In a late-night email, an Orlando Museum of Art spokeswoman said Sunday the institution would “continue to cooperate” with the FBI as the agency investigates the authenticity of works purportedly by Jean-Michel Basquiat on view in a high-profile exhibition — even as the works are set to leave the museum, and the country, a year earlier than originally planned.
“Heroes and Monsters,” an exhibit of works supposedly sold by Basquiat before his death in 1988 — and then left languishing in a storage locker for decades — opened to great fanfare in February. Museum director Aaron De Groft proclaimed the 25 paintings “masterpieces” and hosted a lavish opening party.
But a New York Times article quickly raised questions about the authenticity of the works — though museum officials have steadfastly stood by the art.

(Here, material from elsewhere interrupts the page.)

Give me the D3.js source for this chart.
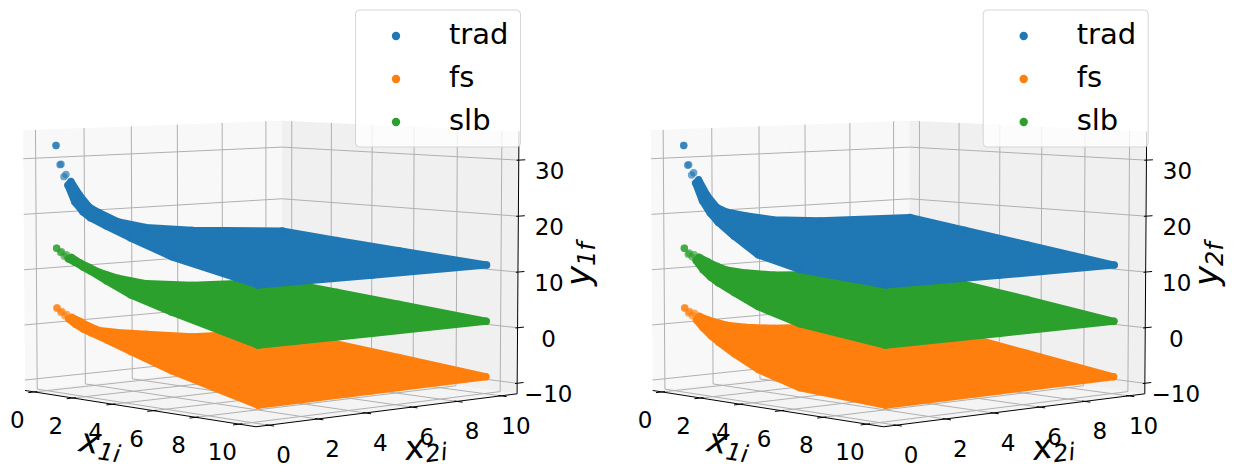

On Sunday, The Times reported the FBI’s Art Crimes Team is investigating the works, based on a 2021 subpoena it obtained and interviews with anonymous sources, including some identified as museum employees.
In her email later that night, OMA spokeswoman Emilia Bourmas-Fry confirmed the museum had been contacted by the FBI in 2021 — but said the museum itself was not the target of the probe and agents had not visited the institution in Loch Haven Park, north of downtown.
“Last year, the Museum complied with a request for information,” Bourmas-Fry wrote. “The Museum has never been led to believe it was or is the subject of any investigation and has never had any FBI activity on-site. We see our involvement purely as a fact witness.”
The New York Times reported that the FBI subpoena required the museum to hand over Board of Trustees records about the art, as well as “any and all” communication between employees, the artworks’ owners and experts consulted about the paintings. But the newspaper said the subpoena did not make clear specifically whom was being investigated. The sale of art known to be fake is a federal crime.
At stake is a big financial payoff for the California-based owners, art dealer William Force, retired salesman Lee Mangin and attorney Pierce O’Donnell — if the works could be sold. One estimate valued them at $100 million if genuine.
Basquiat had a short but meteoric career, bursting onto the cultural scene as a street artist in the early 1980s. After just a few years of creating his distinctive graffitilike work, he died of a heroin overdose at age 27.
Meanwhile, the “Heroes and Monsters” exhibition will be closing in a matter of weeks — just four months after opening — despite originally being announced as running through the summer of 2023. Bourmas-Fry confirmed via email that the exhibit would close at the end of June and be shipped to Italy, where exhibitions are planned. She would not say when or why the decision to end the exhibit early was made.
“Due to the sensitivities of the situation, we cannot comment further than the statement,” she wrote.
But even though the art will have departed Orlando, she said, the museum would still assist the FBI in its investigation.
“As we close the ‘Heroes and Monsters’ exhibition in a few weeks, we will continue to cooperate should there ever be any future requests,” she wrote.